As the debate over legalizing same-sex marriage in the District grows louder and more polarized, there are people whose support for the proposal is personal but not often talked about. They are federal workers and professionals, men and women who share little except that their former spouses tried to live as heterosexuals but at some point realized they could not.

Many of these former spouses -- from those who still feel raw resentment toward their exes to those who have reached a mutual understanding -- see the legalization of same-sex marriage as a step toward protecting not only homosexuals but also heterosexuals. If homosexuality was more accepted, they say, they might have been spared doomed marriages followed by years of self-doubt.

"It's like you hit a brick wall when they come out," Brooks said. "You think everything is fine and then, boom!"

Carolyn Sega Lowengart calls it "retroactive humiliation." It's that embarrassment that washes over her when she looks back at photographs or is struck by a memory and wonders what, if anything, from that time was real. Did he ever love her?

"I'm 61 years old," said Lowengart, who lives in Chevy Chase. "Will I ever know what it's like to be loved passionately?
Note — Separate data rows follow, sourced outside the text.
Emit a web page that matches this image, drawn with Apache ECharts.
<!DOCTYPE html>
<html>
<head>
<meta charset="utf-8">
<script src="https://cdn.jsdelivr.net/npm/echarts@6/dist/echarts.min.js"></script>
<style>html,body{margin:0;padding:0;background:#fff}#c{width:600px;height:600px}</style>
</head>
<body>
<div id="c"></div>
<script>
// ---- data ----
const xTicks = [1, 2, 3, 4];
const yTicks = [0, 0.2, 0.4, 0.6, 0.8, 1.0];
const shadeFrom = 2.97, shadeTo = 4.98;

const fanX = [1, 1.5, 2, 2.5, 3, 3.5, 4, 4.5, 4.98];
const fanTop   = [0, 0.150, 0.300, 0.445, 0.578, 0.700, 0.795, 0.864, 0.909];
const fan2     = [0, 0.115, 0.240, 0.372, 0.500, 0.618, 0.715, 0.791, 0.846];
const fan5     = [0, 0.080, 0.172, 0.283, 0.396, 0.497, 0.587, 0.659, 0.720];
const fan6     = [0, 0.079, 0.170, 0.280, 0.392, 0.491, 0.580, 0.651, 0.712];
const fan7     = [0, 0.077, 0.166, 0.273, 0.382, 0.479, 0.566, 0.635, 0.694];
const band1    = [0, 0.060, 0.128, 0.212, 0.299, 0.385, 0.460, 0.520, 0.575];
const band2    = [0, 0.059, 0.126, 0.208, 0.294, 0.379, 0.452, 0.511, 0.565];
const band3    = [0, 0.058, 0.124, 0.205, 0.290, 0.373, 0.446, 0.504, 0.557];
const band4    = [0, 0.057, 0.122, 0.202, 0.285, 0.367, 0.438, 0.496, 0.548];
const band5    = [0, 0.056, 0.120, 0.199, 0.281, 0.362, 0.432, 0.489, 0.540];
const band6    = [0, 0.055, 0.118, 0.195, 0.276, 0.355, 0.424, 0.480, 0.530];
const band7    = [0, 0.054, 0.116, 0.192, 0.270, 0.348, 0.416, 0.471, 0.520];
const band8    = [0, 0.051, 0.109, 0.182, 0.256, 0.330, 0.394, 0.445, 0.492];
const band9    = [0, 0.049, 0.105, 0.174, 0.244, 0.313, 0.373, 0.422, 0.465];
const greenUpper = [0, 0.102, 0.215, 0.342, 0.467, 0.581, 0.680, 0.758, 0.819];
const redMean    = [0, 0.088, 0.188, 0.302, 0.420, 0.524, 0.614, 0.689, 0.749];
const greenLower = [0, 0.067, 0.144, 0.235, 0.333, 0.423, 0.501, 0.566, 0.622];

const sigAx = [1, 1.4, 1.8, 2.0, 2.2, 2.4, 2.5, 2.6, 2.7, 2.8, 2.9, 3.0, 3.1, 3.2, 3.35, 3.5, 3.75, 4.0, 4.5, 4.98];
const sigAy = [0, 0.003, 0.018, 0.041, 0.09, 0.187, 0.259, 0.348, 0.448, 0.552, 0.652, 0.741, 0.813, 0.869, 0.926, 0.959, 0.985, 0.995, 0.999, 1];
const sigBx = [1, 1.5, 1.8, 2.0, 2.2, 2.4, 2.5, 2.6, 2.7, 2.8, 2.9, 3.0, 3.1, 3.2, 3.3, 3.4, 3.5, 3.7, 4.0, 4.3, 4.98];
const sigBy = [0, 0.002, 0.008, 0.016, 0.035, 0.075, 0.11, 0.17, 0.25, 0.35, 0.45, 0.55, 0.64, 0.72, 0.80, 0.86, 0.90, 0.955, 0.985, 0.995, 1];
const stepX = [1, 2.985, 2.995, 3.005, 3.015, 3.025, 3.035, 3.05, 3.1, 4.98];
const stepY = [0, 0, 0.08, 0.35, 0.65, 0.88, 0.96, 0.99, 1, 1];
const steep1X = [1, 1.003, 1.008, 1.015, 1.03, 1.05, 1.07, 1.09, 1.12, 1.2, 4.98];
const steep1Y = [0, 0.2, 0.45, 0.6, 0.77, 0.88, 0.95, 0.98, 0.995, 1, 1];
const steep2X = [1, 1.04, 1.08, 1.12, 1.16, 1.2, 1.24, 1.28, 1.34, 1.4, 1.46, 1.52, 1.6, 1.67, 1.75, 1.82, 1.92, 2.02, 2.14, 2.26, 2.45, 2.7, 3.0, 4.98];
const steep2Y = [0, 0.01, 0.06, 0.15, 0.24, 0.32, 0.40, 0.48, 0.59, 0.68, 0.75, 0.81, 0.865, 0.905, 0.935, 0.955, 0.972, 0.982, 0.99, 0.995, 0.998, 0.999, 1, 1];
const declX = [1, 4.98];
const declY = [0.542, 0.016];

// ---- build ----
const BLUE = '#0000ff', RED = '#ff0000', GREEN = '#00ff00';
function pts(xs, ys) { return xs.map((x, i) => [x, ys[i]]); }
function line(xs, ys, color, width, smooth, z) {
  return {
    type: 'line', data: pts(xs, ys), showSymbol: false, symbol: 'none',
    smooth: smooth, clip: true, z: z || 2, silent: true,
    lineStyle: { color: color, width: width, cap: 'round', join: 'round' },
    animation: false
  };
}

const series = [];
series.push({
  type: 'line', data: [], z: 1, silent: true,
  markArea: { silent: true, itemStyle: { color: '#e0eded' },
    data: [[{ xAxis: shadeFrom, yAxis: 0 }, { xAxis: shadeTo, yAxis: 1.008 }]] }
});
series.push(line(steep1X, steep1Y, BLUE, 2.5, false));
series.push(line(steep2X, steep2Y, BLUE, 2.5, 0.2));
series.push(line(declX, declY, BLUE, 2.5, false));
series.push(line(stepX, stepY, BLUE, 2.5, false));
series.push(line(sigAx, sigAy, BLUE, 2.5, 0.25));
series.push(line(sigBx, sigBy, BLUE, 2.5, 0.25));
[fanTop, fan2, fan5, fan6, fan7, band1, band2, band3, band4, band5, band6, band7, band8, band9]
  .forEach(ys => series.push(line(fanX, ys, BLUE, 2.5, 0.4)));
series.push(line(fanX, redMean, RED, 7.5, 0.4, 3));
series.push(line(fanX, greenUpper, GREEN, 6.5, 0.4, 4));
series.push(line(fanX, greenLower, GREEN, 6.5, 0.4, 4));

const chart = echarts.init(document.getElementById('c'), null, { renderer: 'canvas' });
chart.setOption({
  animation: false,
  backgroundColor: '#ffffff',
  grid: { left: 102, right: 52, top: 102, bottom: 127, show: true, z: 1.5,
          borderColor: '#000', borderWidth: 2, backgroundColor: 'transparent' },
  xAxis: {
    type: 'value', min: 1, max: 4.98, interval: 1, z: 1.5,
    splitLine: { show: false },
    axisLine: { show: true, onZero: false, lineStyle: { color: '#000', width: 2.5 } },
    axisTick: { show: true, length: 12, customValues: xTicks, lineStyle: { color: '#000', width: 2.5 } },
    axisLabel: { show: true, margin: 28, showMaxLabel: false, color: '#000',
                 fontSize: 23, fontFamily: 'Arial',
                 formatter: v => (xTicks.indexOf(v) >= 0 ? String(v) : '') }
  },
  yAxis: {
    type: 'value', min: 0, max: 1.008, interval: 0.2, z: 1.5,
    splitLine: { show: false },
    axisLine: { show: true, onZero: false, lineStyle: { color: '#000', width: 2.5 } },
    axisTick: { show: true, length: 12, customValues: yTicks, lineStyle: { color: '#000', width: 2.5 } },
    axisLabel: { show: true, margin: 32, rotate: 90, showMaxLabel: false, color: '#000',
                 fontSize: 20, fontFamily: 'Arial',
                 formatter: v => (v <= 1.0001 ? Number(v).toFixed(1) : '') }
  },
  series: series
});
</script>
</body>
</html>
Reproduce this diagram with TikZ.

Probably not."

Discovering the truth

She gave her husband 31 years, just a little less than she gave the State Department. Because of her job, she bought a home computer, and on that computer she got the first hints that her husband was gay. Once, she said, she glimpsed gay pornography on the screen; another time, she found a printout of an e-mail about a rendezvous.

In 2002, she said, she asked her husband for the truth. He told her. They separated that year.

"I said, 'When did you know?' " Lowengart recalled. "He said, 'When I was a teenager.' I said, 'Why did you marry me?' He said, 'Because I didn't want to be.' "

For her, devastation blended with relief. The devastation: Raised Catholic, she believed marriage was forever. The relief: For three decades, while she struggled with her weight, she thought it was her fault that they weren't intimate.